WRITTEN PROBLEM: Check each line of the listing below for the string "this", and copy the ones that have it.
_ _ _ _
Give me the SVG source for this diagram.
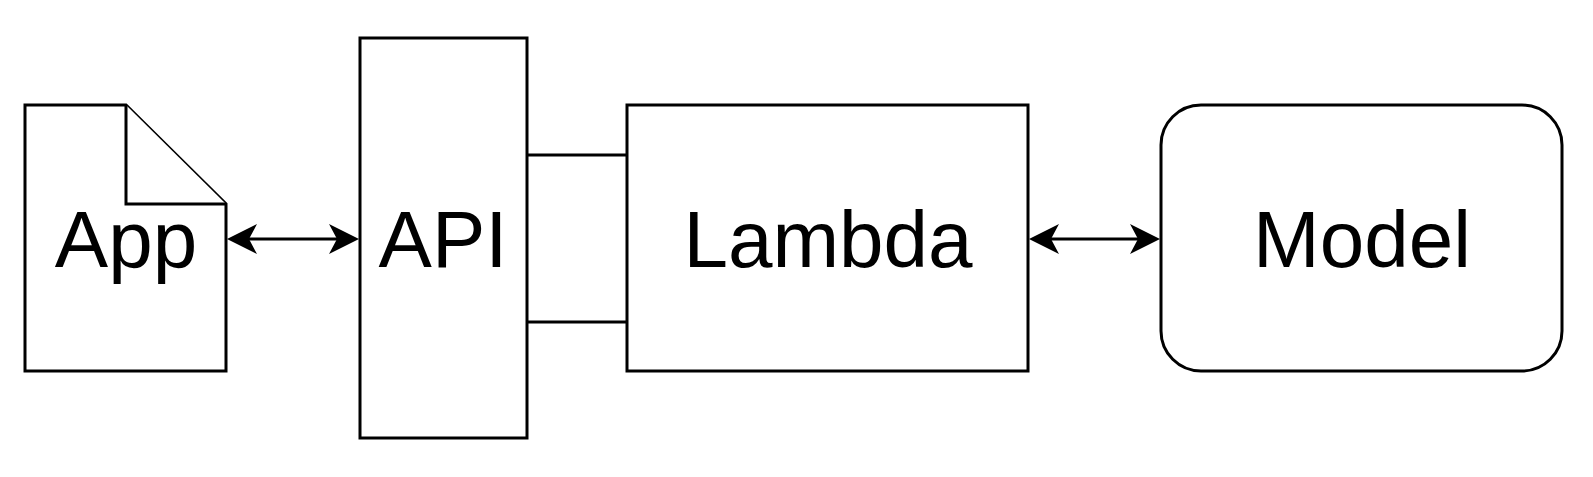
<svg xmlns="http://www.w3.org/2000/svg" width="1593" height="477" viewBox="0 0 1593 477">
<style>
.n{fill:#fff;stroke:#000;stroke-width:3}
.t{font-family:"Liberation Sans",Arial,sans-serif;font-size:80px;fill:#000;text-anchor:middle}
.c{fill:none;stroke:#000;stroke-width:3}
</style>
<defs>
<marker id="ah" markerUnits="userSpaceOnUse" viewBox="0 0 30 30" markerWidth="30" markerHeight="30" refX="22" refY="15" orient="auto-start-reverse">
<path d="M30 15 L0 0 L8 15 L0 30 Z" fill="#000"/>
</marker>
</defs>
<rect width="1593" height="477" fill="#fff"/>
<g id="connectors">
<line class="c" x1="235" y1="239" x2="351" y2="239" marker-start="url(#ah)" marker-end="url(#ah)"/>
<line class="c" x1="527" y1="155" x2="627" y2="155"/>
<line class="c" x1="527" y1="322" x2="627" y2="322"/>
<line class="c" x1="1037" y1="239" x2="1152" y2="239" marker-start="url(#ah)" marker-end="url(#ah)"/>
</g>
<g id="app">
<path class="n" d="M25 105 H126 L226 204 V371 H25 Z"/>
<path class="n" d="M126 105 V204 H226"/>
<text class="t" x="126" y="267">App</text>
</g>
<g id="api">
<rect class="n" x="360" y="38" width="167" height="400"/>
<text class="t" x="443" y="267">API</text>
</g>
<g id="lambda">
<rect class="n" x="627" y="105" width="401" height="266"/>
<text class="t" x="828" y="267">Lambda</text>
</g>
<g id="model">
<rect class="n" x="1161" y="105" width="401" height="266" rx="40" ry="40"/>
<text class="t" x="1362" y="267">Model</text>
</g>
</svg>
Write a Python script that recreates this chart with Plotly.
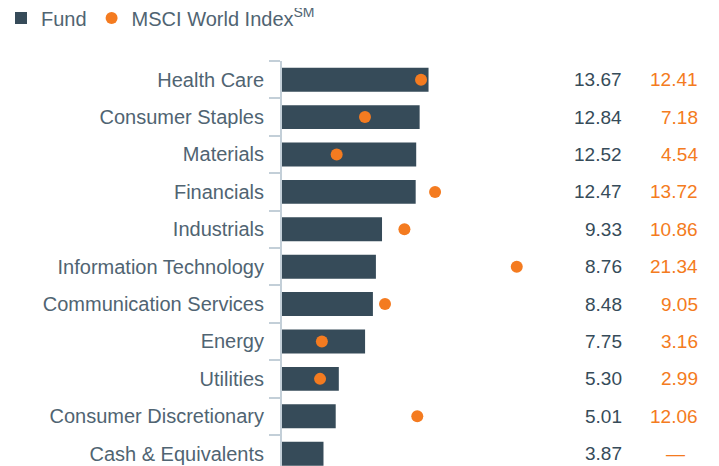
import plotly.graph_objects as go

categories = ["Health Care", "Consumer Staples", "Materials", "Financials", "Industrials",
              "Information Technology", "Communication Services", "Energy", "Utilities",
              "Consumer Discretionary", "Cash & Equivalents"]
fund = [13.67, 12.84, 12.52, 12.47, 9.33, 8.76, 8.48, 7.75, 5.30, 5.01, 3.87]
index_vals = [12.41, 7.18, 4.54, 13.72, 10.86, 21.34, 9.05, 3.16, 2.99, 12.06, None]

DARK = "#364b59"
ORANGE = "#f47b20"
TEXT = "#506472"
AXIS = "#c3cfd8"
FONT = "Liberation Sans, Arial, sans-serif"

OFF = 8  # page body margin
W, H = 719 - OFF, 466 - OFF
ML, MT = 282 - OFF, 61 - OFF
pw = W - ML
ph = H - MT
SCALE = 10.72        # pixels per percentage point
DOT_SHIFT = 6        # dots sit with their left edge at the value

fig = go.Figure()
fig.add_trace(go.Bar(x=fund, y=categories, orientation="h", width=0.64,
                     marker=dict(color=DARK, line=dict(width=0)), name="Fund",
                     hoverinfo="skip"))
fig.add_trace(go.Scatter(x=index_vals, y=categories, mode="markers", xaxis="x2",
                         marker=dict(color=ORANGE, size=12, line=dict(width=0)),
                         name="MSCI World Index<sup>SM</sup>", hoverinfo="skip"))


def px(page_x):
    return (page_x - OFF - ML) / pw


ann = []
for c, f, v in zip(categories, fund, index_vals):
    ann.append(dict(x=px(624), xref="paper", y=c, yref="y", text=f"{f:.2f}",
                    xanchor="right", yanchor="middle", showarrow=False,
                    font=dict(size=19, color=DARK, family=FONT)))
    if v is None:
        ann.append(dict(x=px(675), xref="paper", y=c, yref="y", text="—",
                        xanchor="center", yanchor="middle", showarrow=False,
                        font=dict(size=19, color=ORANGE, family=FONT)))
    else:
        ann.append(dict(x=px(700), xref="paper", y=c, yref="y", text=f"{v:.2f}",
                        xanchor="right", yanchor="middle", showarrow=False,
                        font=dict(size=19, color=ORANGE, family=FONT)))

xmax = pw / SCALE
sh = DOT_SHIFT / SCALE
fig.update_layout(
    width=W, height=H,
    margin=dict(l=ML, r=0, t=MT, b=0, pad=0, autoexpand=False),
    plot_bgcolor="white", paper_bgcolor="white",
    font=dict(family=FONT, size=20, color=TEXT),
    showlegend=True,
    legend=dict(orientation="h", x=-(ML + 7) / pw, xanchor="left",
                y=1 + (MT + 9.5) / ph, yanchor="top",
                font=dict(size=20, color=TEXT), itemwidth=30,
                bgcolor="rgba(0,0,0,0)"),
    xaxis=dict(range=[0, xmax], visible=False, showgrid=False, zeroline=False,
               automargin=False),
    xaxis2=dict(range=[-sh, xmax - sh], overlaying="x", visible=False,
                showgrid=False, zeroline=False, automargin=False),
    yaxis=dict(type="category", categoryorder="array", categoryarray=categories,
               range=[10.33, -0.5], showline=True, linecolor=AXIS, linewidth=2,
               ticks="outside", ticklen=11, tickcolor=AXIS, tickwidth=2,
               tickson="boundaries", showgrid=False, zeroline=False,
               ticklabelstandoff=12, automargin=False,
               tickfont=dict(size=20, color=TEXT, family=FONT)),
    annotations=ann,
    bargap=0.36,
)

fig.write_html("out.html")
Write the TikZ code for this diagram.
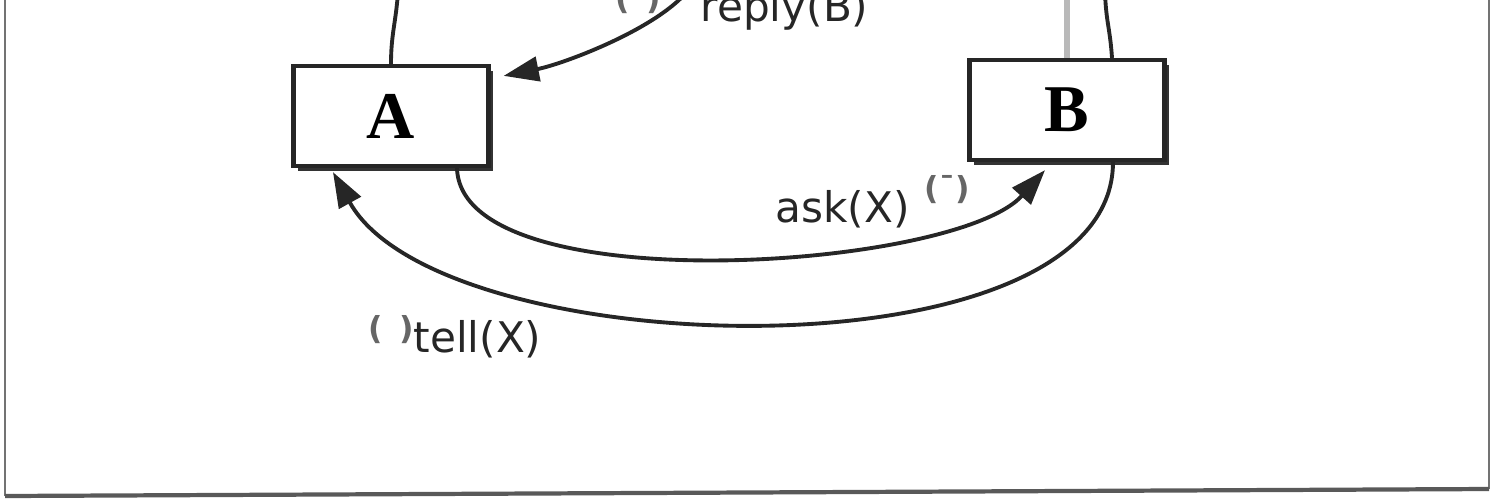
\documentclass[tikz,border=0pt]{standalone}
\usepackage{fontspec}
\setmainfont{Liberation Serif}
\newfontfamily\lblfont{DejaVu Sans}
\usepackage{xcolor}
\usetikzlibrary{arrows.meta,shadows,calc}
\newcommand{\pmark}[2]{\raisebox{#1}{\textcolor{black!60}{\fontsize{9}{9}\selectfont\bfseries(\makebox[1.6mm]{#2})}}}

\begin{document}
\begin{tikzpicture}[x=0.01cm,y=-0.01cm,
  agent/.style={draw=black!85,line width=1.2pt,fill=white,minimum width=1.95cm,minimum height=1cm,inner sep=0pt,
    font=\fontsize{19}{21}\selectfont\bfseries,
    drop shadow={shadow xshift=1.3pt,shadow yshift=-1.3pt,fill=black!80,opacity=1}},
  arr/.style={-{Triangle[length=10pt,width=7pt]},line width=1.1pt,draw=black!85},
  wire/.style={line width=1.1pt,draw=black!85},
  lbl/.style={font=\lblfont\fontsize{12}{14}\selectfont,text=black!85,inner sep=0pt}]
\useasboundingbox (0,0) rectangle (1502,502);
\clip (0,0) rectangle (1502,502);
% frame of the figure
\draw[black!55,line width=0.6pt] (5,-5) -- (5,496) (1489,489) -- (1489,-5);
\draw[black!65,line width=1.2pt] (5,496) -- (1489,489);

\node[agent] (A) at (391,116) {A};
\node[agent] (B) at (1067,110) {B};

\coordinate (atop) at (398,-8);
\coordinate (btop) at (1067,-8);
\coordinate (bloop) at (1105,-8);
\coordinate (rsrc) at (690,-12);

% loops leaving the top edge
\draw[wire] (A.north) .. controls +(0,-30) and +(-2,30) .. (atop);
\draw[gray!55,line width=1.7pt] (B.north) -- (btop);
\draw[wire] ($(B.north)+(45,0)$) .. controls +(-2,-30) and +(1,30) .. (bloop);

\draw[arr] (rsrc) .. controls +(-30,40) and +(60,-12) .. ($(A.north east)+(13,12)$);
\draw[arr] ($(A.south)+(66,0)$) .. controls +(4,135) and +(-90,100) .. ($(B.south)+(-22,8)$);
\draw[arr] ($(B.south)+(46,0)$) .. controls +(0,220) and +(107,193) .. ($(A.south)+(-58,4)$);

\node[lbl,anchor=base west] (replylbl) at (615,21) {\pmark{3.4pt}{}\hspace{4mm}reply(B)};
\node[lbl,anchor=base west] (asklbl) at (775,222) {ask(X)\hspace{1.5mm}\pmark{6.5pt}{\textasciimacron}};
\node[lbl,anchor=base west] (telllbl) at (368,352) {\pmark{3.5pt}{}tell(X)};
\end{tikzpicture}
\end{document}
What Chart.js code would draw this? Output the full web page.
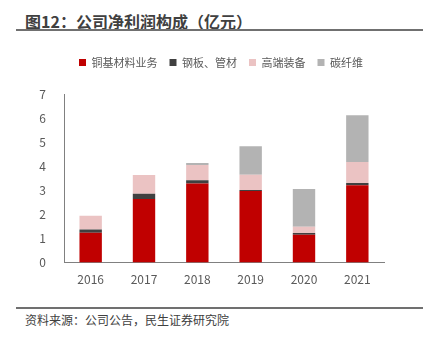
<!DOCTYPE html>
<html>
<head>
<meta charset="utf-8">
<script src="https://cdn.jsdelivr.net/npm/chart.js@4/dist/chart.umd.min.js"></script>
<style>
  html, body { margin: 0; padding: 0; background: #fff; }
  body { width: 427px; height: 337px; position: relative; overflow: hidden; font-family: "Noto Sans CJK SC", "Noto Sans", sans-serif; }
  .title { position: absolute; left: 25px; top: 9px; font-size: 16px; font-weight: bold; color: #404040; }
  .rule { position: absolute; left: 16px; width: 407px; height: 2px; background: #707070; }
  .source { position: absolute; left: 25px; top: 311px; font-size: 12px; color: #404040; }
  .box { position: absolute; left: 20px; top: 45px; width: 402px; height: 244px; }
</style>
</head>
<body>
<div class="title">图12：公司净利润构成（亿元）</div>
<div class="rule" style="top:29px"></div>
<div class="box"><canvas id="chartProfit"></canvas></div>
<div class="rule" style="top:307px"></div>
<div class="source">资料来源：公司公告，民生证券研究院</div>
<script>
const years = ['2016', '2017', '2018', '2019', '2020', '2021'];
const copper = [1.24, 2.64, 3.28, 2.97, 1.16, 3.21];
const steel = [0.13, 0.22, 0.14, 0.04, 0.07, 0.10];
const equipment = [0.57, 0.78, 0.63, 0.64, 0.26, 0.87];
const carbon = [0, 0, 0.09, 1.18, 1.57, 1.94];
const yTicks = [0, 1, 2, 3, 4, 5, 6, 7];

// extra room under the legend
const legendGap = {
    id: 'legendGap',
    beforeInit(chart) {
        const fit = chart.legend.fit;
        chart.legend.fit = function () {
            fit.bind(chart.legend)();
            this.height += 16;
        };
    }
};

document.addEventListener("DOMContentLoaded", function () {
    const font = { family: '"Noto Sans CJK SC", "Noto Sans", sans-serif', size: 11 };
    const tickFont = { family: '"Noto Sans CJK SC", "Noto Sans", sans-serif', size: 12 };
    new Chart(document.getElementById('chartProfit'), {
        type: 'bar',
        data: {
            labels: years,
            datasets: [
                { label: '铜基材料业务', data: copper, backgroundColor: '#C00000' },
                { label: '钢板、管材', data: steel, backgroundColor: '#404040' },
                { label: '高端装备', data: equipment, backgroundColor: '#EBC3C3' },
                { label: '碳纤维', data: carbon, backgroundColor: '#B3B3B3' }
            ]
        },
        plugins: [legendGap],
        options: {
            responsive: true,
            maintainAspectRatio: false,
            animation: false,
            datasets: { bar: { barPercentage: 0.42, categoryPercentage: 1 } },
            layout: { padding: 0 },
            plugins: {
                tooltip: { enabled: false },
                legend: {
                    position: 'top',
                    labels: { boxWidth: 7, boxHeight: 7, padding: 12, color: '#595959', font: font }
                }
            },
            scales: {
                x: {
                    stacked: true,
                    grid: { display: false },
                    border: { color: '#808080', width: 1 },
                    ticks: { color: '#595959', font: tickFont, padding: 2 }
                },
                y: {
                    stacked: true,
                    min: 0,
                    max: 7,
                    afterBuildTicks: function (axis) { axis.ticks = yTicks.map(v => ({ value: v })); },
                    afterFit: function (axis) { axis.width = 44; },
                    grid: { display: false },
                    border: { color: '#808080', width: 1 },
                    ticks: { color: '#595959', font: tickFont, padding: 10 }
                },
                spacer: {
                    position: 'right',
                    afterFit: function (axis) { axis.width = 38; },
                    grid: { display: false },
                    border: { display: false },
                    ticks: { display: false }
                }
            }
        }
    });
});
</script>
</body>
</html>
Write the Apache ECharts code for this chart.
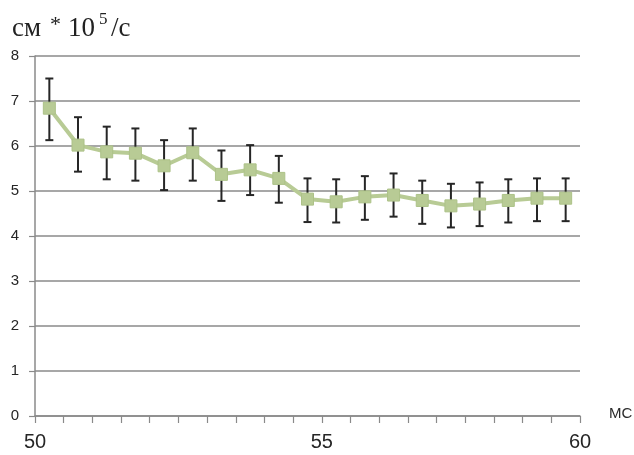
<!DOCTYPE html>
<html>
<head>
<meta charset="utf-8">
<script src="https://cdn.jsdelivr.net/npm/echarts@6/dist/echarts.min.js"></script>
<style>
  html, body { margin: 0; padding: 0; background: #ffffff; }
  #chart { width: 634px; height: 455px; }
</style>
</head>
<body>
<div id="chart"></div>
<script>
// Measurement points (one per time bin across 50–60 мс)
const pointIds = ['1','2','3','4','5','6','7','8','9','10','11','12','13','14','15','16','17','18','19'];
// Mean velocity, см·10^5/с
const meanValues = [6.84, 6.02, 5.87, 5.84, 5.56, 5.85, 5.37, 5.47, 5.28, 4.82, 4.76, 4.87, 4.91, 4.79, 4.67, 4.71, 4.79, 4.84, 4.84];
// Error bar bounds
const upperValues = [7.50, 6.64, 6.43, 6.39, 6.13, 6.39, 5.90, 6.02, 5.78, 5.28, 5.26, 5.33, 5.39, 5.23, 5.16, 5.19, 5.26, 5.28, 5.28];
const lowerValues = [6.13, 5.43, 5.26, 5.23, 5.02, 5.23, 4.78, 4.91, 4.74, 4.31, 4.30, 4.36, 4.43, 4.27, 4.19, 4.22, 4.30, 4.33, 4.33];
// Time labels on the tick boundaries (20 boundaries for 19 bins)
const xTickLabels = ['50','','','','','','','','','','55','','','','','','','','','60'];
const yTicks = [0, 1, 2, 3, 4, 5, 6, 7, 8];

const chart = echarts.init(document.getElementById('chart'));

const errorData = pointIds.map((id, i) => [i, lowerValues[i], upperValues[i]]);
const serif = 'Liberation Serif, DejaVu Serif, serif';

chart.setOption({
  animation: false,
  backgroundColor: '#ffffff',
  grid: { left: 35, right: 54, top: 56, bottom: 39 },
  xAxis: [
    {
      type: 'category',
      data: pointIds,
      boundaryGap: true,
      axisLine: { show: true, lineStyle: { color: '#8a8a8a', width: 1.5 } },
      axisTick: { show: true, interval: 0, length: 7, lineStyle: { color: '#8a8a8a', width: 1.2 } },
      axisLabel: { show: false },
      splitLine: { show: false }
    },
    {
      type: 'value',
      min: 0,
      max: xTickLabels.length - 1,
      interval: 1,
      position: 'bottom',
      axisLine: { show: false },
      axisTick: { show: false },
      splitLine: { show: false },
      axisLabel: {
        show: true,
        margin: 16,
        fontFamily: 'Liberation Sans, Arial, sans-serif',
        fontSize: 20,
        color: '#262626',
        showMinLabel: true,
        showMaxLabel: true,
        formatter: (v) => xTickLabels[Math.round(v)] || ''
      }
    }
  ],
  yAxis: {
    type: 'value',
    min: yTicks[0],
    max: yTicks[yTicks.length - 1],
    interval: 1,
    axisLine: { show: true, lineStyle: { color: '#8a8a8a', width: 1.5 } },
    axisTick: { show: true, length: 6, lineStyle: { color: '#8a8a8a', width: 1.2 } },
    axisLabel: {
      margin: 16,
      fontFamily: 'Liberation Sans, Arial, sans-serif',
      fontSize: 15,
      color: '#262626'
    },
    splitLine: { show: true, lineStyle: { color: '#8a8a8a', width: 1.5 } }
  },
  series: [
    {
      type: 'custom',
      xAxisIndex: 0,
      z: 2,
      data: errorData,
      encode: { x: 0, y: [1, 2] },
      renderItem: function (params, api) {
        const idx = api.value(0);
        const lo = api.coord([idx, api.value(1)]);
        const hi = api.coord([idx, api.value(2)]);
        const cap = 4;
        const style = { stroke: '#262626', lineWidth: 2 };
        return {
          type: 'group',
          children: [
            { type: 'line', shape: { x1: lo[0], y1: lo[1], x2: hi[0], y2: hi[1] }, style: style },
            { type: 'line', shape: { x1: hi[0] - cap, y1: hi[1], x2: hi[0] + cap, y2: hi[1] }, style: style },
            { type: 'line', shape: { x1: lo[0] - cap, y1: lo[1], x2: lo[0] + cap, y2: lo[1] }, style: style }
          ]
        };
      }
    },
    {
      type: 'line',
      xAxisIndex: 0,
      z: 3,
      data: meanValues,
      symbol: 'rect',
      symbolSize: 12,
      lineStyle: { color: '#b8cb95', width: 4 },
      itemStyle: { color: '#b8cb95', borderColor: '#adc288', borderWidth: 1 }
    }
  ],
  graphic: [
    { type: 'text', left: 12, top: 15, style: { text: 'см', fontFamily: serif, fontSize: 27, fill: '#222' } },
    { type: 'text', left: 50, top: 14, style: { text: '*', fontFamily: serif, fontSize: 22, fill: '#222' } },
    { type: 'text', left: 68, top: 15, style: { text: '10', fontFamily: serif, fontSize: 27, fill: '#222' } },
    { type: 'text', left: 99, top: 11, style: { text: '5', fontFamily: serif, fontSize: 17, fill: '#222' } },
    { type: 'text', left: 111, top: 15, style: { text: '/с', fontFamily: serif, fontSize: 27, fill: '#222' } },
    {
      type: 'text', left: 609, top: 406,
      style: { text: 'МС', fontFamily: 'Liberation Sans, Arial, sans-serif', fontSize: 15, fill: '#2a2a2a' }
    }
  ]
});
</script>
</body>
</html>
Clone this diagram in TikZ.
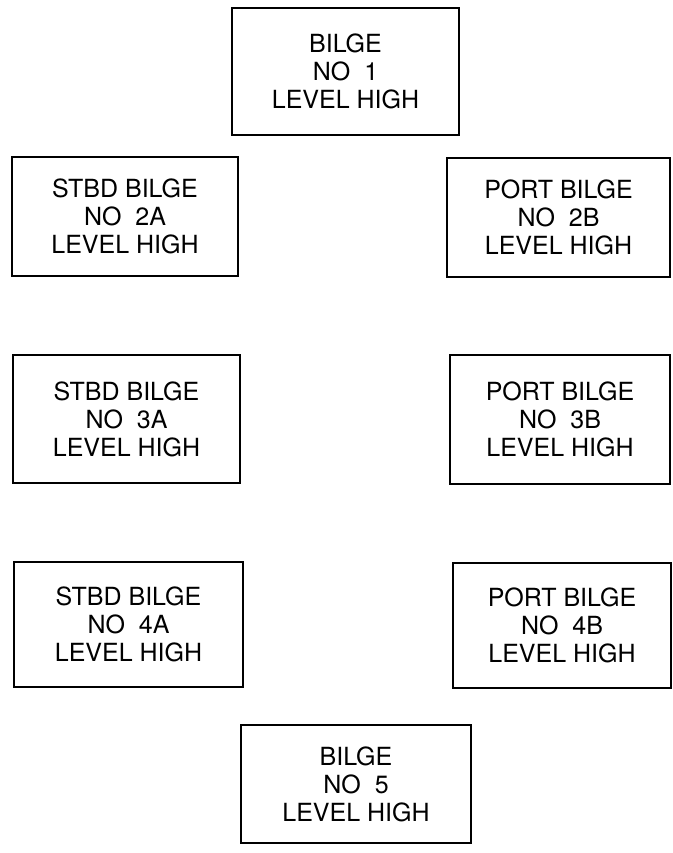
\documentclass[tikz,border=0pt]{standalone}
\usepackage{fontspec}
\setmainfont{TeX Gyre Heros}
\usepackage{tikz}
\usetikzlibrary{positioning}

\begin{document}
\begin{tikzpicture}[x=1pt,y=-1pt,
  alarmbox/.style={draw,line width=1.6pt,inner sep=0pt,align=center,
    font=\fontsize{25}{28}\selectfont}]
  \useasboundingbox (0,0) rectangle (672,853); % 図の外枠
  \node[alarmbox,minimum width=227,minimum height=127] (b1) at (345.5,71.5)
    {BILGE\\NO~~1\\LEVEL HIGH}; % 上の警報
  \node[alarmbox,minimum width=226,minimum height=119] (b2a) at (125,216.5)
    {STBD BILGE\\NO~~2A\\LEVEL HIGH}; % 右舷 2A
  \node[alarmbox,minimum width=223,minimum height=119] (b2b) at (558.5,217.5)
    {PORT BILGE\\NO~~2B\\LEVEL HIGH}; % 左舷 2B
  \node[alarmbox,minimum width=227,minimum height=128] (b3a) at (126.5,419)
    {STBD BILGE\\NO~~3A\\LEVEL HIGH}; % 右舷 3A
  \node[alarmbox,minimum width=220,minimum height=129] (b3b) at (560,419.5)
    {PORT BILGE\\NO~~3B\\LEVEL HIGH}; % 左舷 3B
  \node[alarmbox,minimum width=229,minimum height=125] (b4a) at (128.5,624.5)
    {STBD BILGE\\NO~~4A\\LEVEL HIGH}; % 右舷 4A
  \node[alarmbox,minimum width=218,minimum height=125] (b4b) at (562,625.5)
    {PORT BILGE\\NO~~4B\\LEVEL HIGH}; % 左舷 4B
  \node[alarmbox,minimum width=230,minimum height=118] (b5) at (356,784)
    {BILGE\\NO~~5\\LEVEL HIGH}; % 下の警報
\end{tikzpicture}
\end{document}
_ _ _ _
SOLUTION TO THE PROBLEM:
Give me the SVG source for this diagram.
Write a Python script that recreates this chart with Plotly.
Write the TikZ code for this diagram.
What Chart.js code would draw this? Output the full web page.
            this.height += 16;
Write the Apache ECharts code for this chart.
Clone this diagram in TikZ.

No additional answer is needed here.